Do not copy the pictures; transcribe all other material exactly.

Data section

------------------------------------------------------------

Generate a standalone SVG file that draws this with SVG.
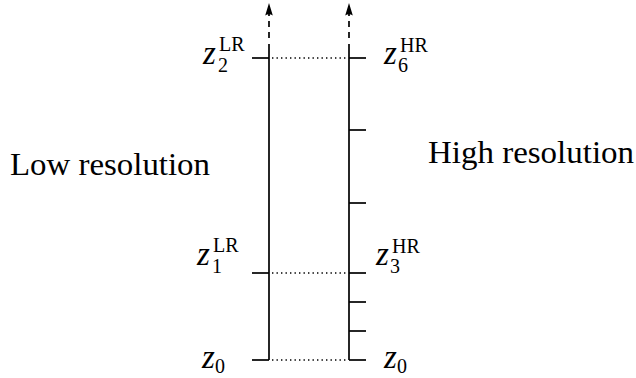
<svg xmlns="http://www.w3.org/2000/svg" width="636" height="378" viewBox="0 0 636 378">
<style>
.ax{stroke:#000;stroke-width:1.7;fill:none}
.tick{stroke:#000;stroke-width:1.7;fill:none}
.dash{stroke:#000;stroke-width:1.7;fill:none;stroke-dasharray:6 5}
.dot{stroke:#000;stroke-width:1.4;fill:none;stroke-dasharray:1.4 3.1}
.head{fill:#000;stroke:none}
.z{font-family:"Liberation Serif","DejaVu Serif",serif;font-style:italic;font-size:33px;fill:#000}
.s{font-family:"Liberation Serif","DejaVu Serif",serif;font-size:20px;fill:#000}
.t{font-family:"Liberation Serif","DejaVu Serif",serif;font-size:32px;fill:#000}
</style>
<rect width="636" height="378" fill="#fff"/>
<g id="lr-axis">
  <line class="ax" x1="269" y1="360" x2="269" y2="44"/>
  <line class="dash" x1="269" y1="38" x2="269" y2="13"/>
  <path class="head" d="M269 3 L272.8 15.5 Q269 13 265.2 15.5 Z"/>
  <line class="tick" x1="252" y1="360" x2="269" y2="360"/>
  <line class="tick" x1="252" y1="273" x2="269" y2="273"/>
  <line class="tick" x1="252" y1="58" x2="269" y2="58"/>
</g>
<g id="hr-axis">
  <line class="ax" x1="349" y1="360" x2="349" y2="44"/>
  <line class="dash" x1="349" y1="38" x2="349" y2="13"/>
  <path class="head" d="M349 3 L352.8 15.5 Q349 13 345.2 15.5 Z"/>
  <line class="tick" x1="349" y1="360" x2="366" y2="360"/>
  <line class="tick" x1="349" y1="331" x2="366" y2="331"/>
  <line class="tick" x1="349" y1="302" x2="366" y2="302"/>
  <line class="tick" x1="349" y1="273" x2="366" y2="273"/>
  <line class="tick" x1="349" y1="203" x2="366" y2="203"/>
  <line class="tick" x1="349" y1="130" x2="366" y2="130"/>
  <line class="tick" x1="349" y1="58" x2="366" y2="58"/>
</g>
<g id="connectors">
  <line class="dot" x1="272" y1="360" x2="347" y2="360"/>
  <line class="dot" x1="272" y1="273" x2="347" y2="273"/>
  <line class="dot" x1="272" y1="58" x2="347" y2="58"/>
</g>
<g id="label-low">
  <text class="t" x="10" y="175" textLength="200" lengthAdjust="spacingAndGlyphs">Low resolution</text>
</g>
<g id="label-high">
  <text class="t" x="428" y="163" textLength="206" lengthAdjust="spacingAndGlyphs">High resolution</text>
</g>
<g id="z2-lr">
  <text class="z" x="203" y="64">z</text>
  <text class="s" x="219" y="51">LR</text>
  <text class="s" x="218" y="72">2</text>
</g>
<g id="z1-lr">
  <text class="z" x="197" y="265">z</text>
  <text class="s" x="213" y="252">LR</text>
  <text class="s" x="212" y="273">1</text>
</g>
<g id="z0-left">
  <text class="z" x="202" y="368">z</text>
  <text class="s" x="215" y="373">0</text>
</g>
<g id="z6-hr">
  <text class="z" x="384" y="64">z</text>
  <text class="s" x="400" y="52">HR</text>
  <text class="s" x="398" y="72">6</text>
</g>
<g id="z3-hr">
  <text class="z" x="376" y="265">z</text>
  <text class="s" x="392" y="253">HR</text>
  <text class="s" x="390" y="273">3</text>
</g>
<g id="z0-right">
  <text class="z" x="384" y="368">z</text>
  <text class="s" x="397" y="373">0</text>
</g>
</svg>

------------------------------------------------------------

Result
Generate a standalone SVG file that draws this with SVG.
<svg xmlns="http://www.w3.org/2000/svg" width="636" height="378" viewBox="0 0 636 378">
<style>
.ax{stroke:#000;stroke-width:1.7;fill:none}
.tick{stroke:#000;stroke-width:1.7;fill:none}
.dash{stroke:#000;stroke-width:1.7;fill:none;stroke-dasharray:6 5}
.dot{stroke:#000;stroke-width:1.4;fill:none;stroke-dasharray:1.4 3.1}
.head{fill:#000;stroke:none}
.z{font-family:"Liberation Serif","DejaVu Serif",serif;font-style:italic;font-size:33px;fill:#000}
.s{font-family:"Liberation Serif","DejaVu Serif",serif;font-size:20px;fill:#000}
.t{font-family:"Liberation Serif","DejaVu Serif",serif;font-size:32px;fill:#000}
</style>
<rect width="636" height="378" fill="#fff"/>
<g id="lr-axis">
  <line class="ax" x1="269" y1="360" x2="269" y2="44"/>
  <line class="dash" x1="269" y1="38" x2="269" y2="13"/>
  <path class="head" d="M269 3 L272.8 15.5 Q269 13 265.2 15.5 Z"/>
  <line class="tick" x1="252" y1="360" x2="269" y2="360"/>
  <line class="tick" x1="252" y1="273" x2="269" y2="273"/>
  <line class="tick" x1="252" y1="58" x2="269" y2="58"/>
</g>
<g id="hr-axis">
  <line class="ax" x1="349" y1="360" x2="349" y2="44"/>
  <line class="dash" x1="349" y1="38" x2="349" y2="13"/>
  <path class="head" d="M349 3 L352.8 15.5 Q349 13 345.2 15.5 Z"/>
  <line class="tick" x1="349" y1="360" x2="366" y2="360"/>
  <line class="tick" x1="349" y1="331" x2="366" y2="331"/>
  <line class="tick" x1="349" y1="302" x2="366" y2="302"/>
  <line class="tick" x1="349" y1="273" x2="366" y2="273"/>
  <line class="tick" x1="349" y1="203" x2="366" y2="203"/>
  <line class="tick" x1="349" y1="130" x2="366" y2="130"/>
  <line class="tick" x1="349" y1="58" x2="366" y2="58"/>
</g>
<g id="connectors">
  <line class="dot" x1="272" y1="360" x2="347" y2="360"/>
  <line class="dot" x1="272" y1="273" x2="347" y2="273"/>
  <line class="dot" x1="272" y1="58" x2="347" y2="58"/>
</g>
<g id="label-low">
  <text class="t" x="10" y="175" textLength="200" lengthAdjust="spacingAndGlyphs">Low resolution</text>
</g>
<g id="label-high">
  <text class="t" x="428" y="163" textLength="206" lengthAdjust="spacingAndGlyphs">High resolution</text>
</g>
<g id="z2-lr">
  <text class="z" x="203" y="64">z</text>
  <text class="s" x="219" y="51">LR</text>
  <text class="s" x="218" y="72">2</text>
</g>
<g id="z1-lr">
  <text class="z" x="197" y="265">z</text>
  <text class="s" x="213" y="252">LR</text>
  <text class="s" x="212" y="273">1</text>
</g>
<g id="z0-left">
  <text class="z" x="202" y="368">z</text>
  <text class="s" x="215" y="373">0</text>
</g>
<g id="z6-hr">
  <text class="z" x="384" y="64">z</text>
  <text class="s" x="400" y="52">HR</text>
  <text class="s" x="398" y="72">6</text>
</g>
<g id="z3-hr">
  <text class="z" x="376" y="265">z</text>
  <text class="s" x="392" y="253">HR</text>
  <text class="s" x="390" y="273">3</text>
</g>
<g id="z0-right">
  <text class="z" x="384" y="368">z</text>
  <text class="s" x="397" y="373">0</text>
</g>
</svg>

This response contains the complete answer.